Considering how much seemingly everyone fawns over the source material and the reputation of its director, I was expecting some spectacular animation and an epic story. No such luck. I'm hard pressed to find much of anything positive to say about this adaptation. I loathe rotoscoping, which I'd rank just below fascism and jam bands on my "least favorite things ever" list. The rotoscoped animation is consistently poor and thoroughly distracting, and the character designs aren't any more interesting. Supposedly subtle nuances were added to some of the characters to give them a more life-like appearance, but Frodo doesn't appear more realistic when he speaks and starts twitching -- he looks like he's suffering from tics from a mild case of Tourette's Syndrome or something. From the 8,500 page tomes I've glimpsed in bookstores lately, apparently the material is too epic in scope to do justice in a scant two hours and fifteen minutes. Apparently quite a bit of material was chopped off to fit into that runtime, and the story is rendered nearly impossible to follow as a result. Perhaps The Lord of the Rings is just on too grand a scale to adequately capture in a low-budget animated film. I really wanted to like The Lord of the Rings, but this was one of the most disappointing movies I've seen in a very, very long time.

Video: There was quite a bit of fuss made a couple of months ago when it appeared that The Lord of the Rings would be cropped by Warner to the "family-friendly" aspect ratio of 1.33:1. That thankfully did not turn out to be the case, and the film is presented at its aspect ratio of 1.85:1. The color palette isn't stunningly vibrant, skewed towards brown and muddy hues, but this seems to be intentional. The amount of dust on the print isn't too bothersome, nor is the very light grain present throughout. Definition and detail are both strong, as are black levels, though to a lesser extent. There's just something about an animated feature in anamorphic widescreen that sets my heart aflutter, even if I don't care for the quality of the animation or the story itself. A decent job from Warner.
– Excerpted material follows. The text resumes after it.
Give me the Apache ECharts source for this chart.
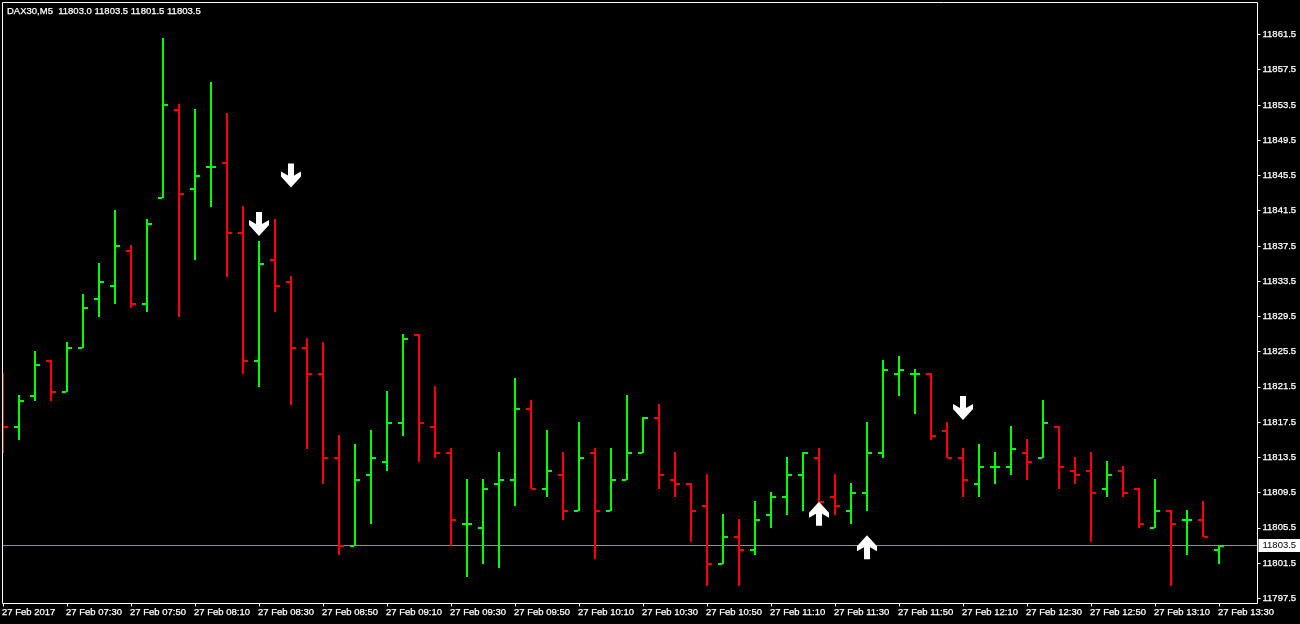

Audio: The stereo audio presented on The Lord of the Rings struck me as seeming a bit on the quiet side, though bumping up the volume a couple of notches seemed to do the trick. I just hate fiddling with settings due to general laziness. Dialogue is crisp and clear, thankfully not exhibiting that dull, lifeless quality often found in low-budget animation from this time period. Surrounds, if they were used at all, didn't roar often enough to grab my attention. The score teeters on the harsh side, but that may have been an issue in the original recording. Per usual, hiss and distortion aren't present to any appreciable extent.

Supplements: All of the extras are text-based, and one of them are detailed enough to be of much interest. Aside from the cast/crew bios, there is a brief J.R.R. Tolkein biography and some brief information on the various races of creatures who call Middle Earth home.

Conclusion: Though a cursory web search seemed to indicate that many hold Bakshi's The Lord of the Rings in fairly high regard, I found it insufferably boring, and the style of animation irritated me to no end. Not having read any Tolkien material in its entirety, I can't really say if this film does the source material justice. Its low list price coupled with the frenzy of interest in Tolkien's works with Peter Jackson's adaptation in the wings make this an attractive purchase. To the uninitiated, a rental might be the best bet, though.